* _Task objective_: Skipping all pictures, set down the lines of the listing from the first through the one with "var colors = ['#1fa34f','#9bbb59','#ffc000','#1eaee8','#e8101c']".

______________________________

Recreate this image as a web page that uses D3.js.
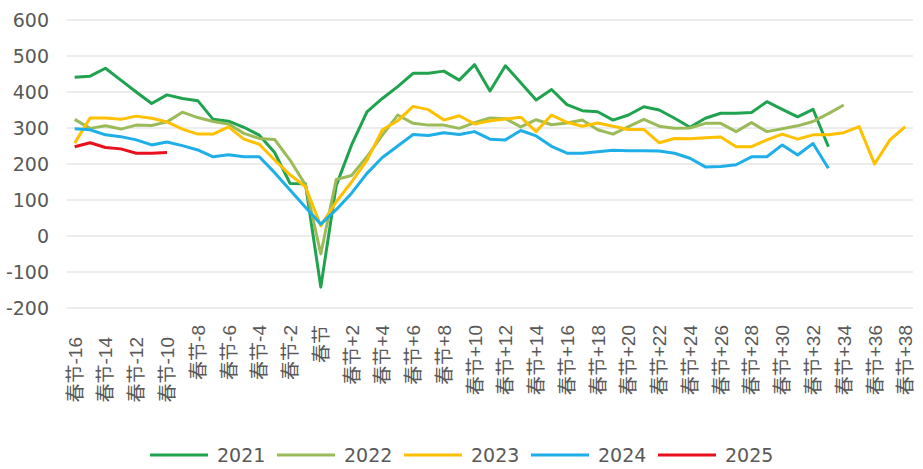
<!DOCTYPE html>
<html>
<head>
<meta charset="utf-8">
<script src="https://cdn.jsdelivr.net/npm/d3@7/dist/d3.min.js"></script>
<style>
  body { margin: 0; background: #fff; }
</style>
</head>
<body>
<svg id="chart"></svg>
<script>
// days relative to Spring Festival
var offsets = [-16,-15,-14,-13,-12,-11,-10,-9,-8,-7,-6,-5,-4,-3,-2,-1,0,
  1,2,3,4,5,6,7,8,9,10,11,12,13,14,15,16,17,18,19,20,
  21,22,23,24,25,26,27,28,29,30,31,32,33,34,35,36,37,38]

var yTicks = [-200,-100,0,100,200,300,400,500,600]

var years = ['2021','2022','2023','2024','2025']
var colors = ['#1fa34f','#9bbb59','#ffc000','#1eaee8','#e8101c']

var v2021 = [441,444,466,433,400,368,392,382,376,324,319,302,280,232,146,145,-142,
  140,253,345,382,415,452,452,458,433,476,403,473,426,378,407,365,348,345,322,336,359,350,
  327,302,327,341,341,343,373,352,331,352,248]
var v2022 = [324,299,306,297,308,307,317,344,329,318,311,285,271,268,211,142,-50,
  157,168,220,280,336,313,308,308,299,315,328,326,303,323,309,314,322,295,283,304,324,305,
  299,300,313,313,290,315,290,298,306,318,340,364]
var v2023 = [258,328,328,324,333,327,317,297,283,283,303,269,255,211,170,137,28,
  95,150,210,295,320,360,351,322,334,311,320,325,330,290,336,316,305,314,305,296,296,259,
  271,270,273,275,248,248,267,283,269,281,281,287,304,200,267,304]
var v2024 = [298,295,281,276,267,253,261,251,239,220,226,220,220,176,128,80,33,
  73,119,174,218,250,282,279,287,282,290,269,267,293,278,249,230,230,234,238,237,237,236,
  230,216,192,193,198,220,220,253,225,257,188]
var v2025 = [248,259,246,242,230,230,232]

var series = [v2021, v2022, v2023, v2024, v2025]

var width = 923, height = 469
var svg = d3.select('#chart').attr('width', width).attr('height', height)

var labelOf = function(d) {
    if (d === 0) return '春节'
    return '春节' + (d > 0 ? '+' + d : d)
}

var x = d3.scalePoint().domain(offsets).range([67, 913]).padding(0.5)
var y = d3.scaleLinear().domain([-200, 600]).range([308, 20])

// gridlines
svg.append('g')
    .selectAll('line')
    .data(yTicks)
    .join('line')
    .attr('x1', 67)
    .attr('x2', 913)
    .attr('y1', d => y(d))
    .attr('y2', d => y(d))
    .attr('stroke', '#d9d9d9')
    .attr('stroke-width', 1)

// y axis labels
svg.append('g')
    .selectAll('text')
    .data(yTicks)
    .join('text')
    .text(d => d)
    .attr('x', 49)
    .attr('y', d => y(d))
    .attr('dy', '0.36em')
    .attr('text-anchor', 'end')
    .attr('font-family', 'DejaVu Sans')
    .attr('font-size', '19px')
    .attr('fill', '#595959')

// x axis labels, every second day, rotated
var xTicks = offsets.filter(d => d % 2 === 0)
svg.append('g')
    .selectAll('text')
    .data(xTicks)
    .join('text')
    .text(d => labelOf(d))
    .attr('transform', d => 'translate(' + (x(d) + 7) + ',' + (d < -9 ? 337 : 325) + ') rotate(-90)')
    .attr('text-anchor', 'end')
    .attr('font-family', 'Liberation Sans, Noto Sans CJK SC')
    .attr('font-size', '19px')
    .attr('fill', '#595959')

var line = d3.line()
    .defined(d => d != null)
    .x((d, i) => x(offsets[i]))
    .y(d => y(d))

svg.append('g')
    .selectAll('path')
    .data(series)
    .join('path')
    .attr('d', d => line(d))
    .attr('fill', 'none')
    .attr('stroke', (d, i) => colors[i])
    .attr('stroke-width', 3)
    .attr('stroke-linejoin', 'round')

// legend
var legend = svg.append('g')
    .selectAll('g')
    .data(years)
    .join('g')
    .attr('transform', (d, i) => 'translate(' + (150 + i * 127) + ',455)')

legend.append('line')
    .attr('x1', 0)
    .attr('x2', 58)
    .attr('stroke', (d, i) => colors[i])
    .attr('stroke-width', 3)

legend.append('text')
    .text(d => d)
    .attr('x', 67)
    .attr('dy', '0.36em')
    .attr('font-family', 'DejaVu Sans')
    .attr('font-size', '19px')
    .attr('fill', '#595959')
</script>
</body>
</html>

______________________________

* _Solution to the problem_:
Recreate this image as a web page that uses D3.js.
<!DOCTYPE html>
<html>
<head>
<meta charset="utf-8">
<script src="https://cdn.jsdelivr.net/npm/d3@7/dist/d3.min.js"></script>
<style>
  body { margin: 0; background: #fff; }
</style>
</head>
<body>
<svg id="chart"></svg>
<script>
// days relative to Spring Festival
var offsets = [-16,-15,-14,-13,-12,-11,-10,-9,-8,-7,-6,-5,-4,-3,-2,-1,0,
  1,2,3,4,5,6,7,8,9,10,11,12,13,14,15,16,17,18,19,20,
  21,22,23,24,25,26,27,28,29,30,31,32,33,34,35,36,37,38]

var yTicks = [-200,-100,0,100,200,300,400,500,600]

var years = ['2021','2022','2023','2024','2025']
var colors = ['#1fa34f','#9bbb59','#ffc000','#1eaee8','#e8101c']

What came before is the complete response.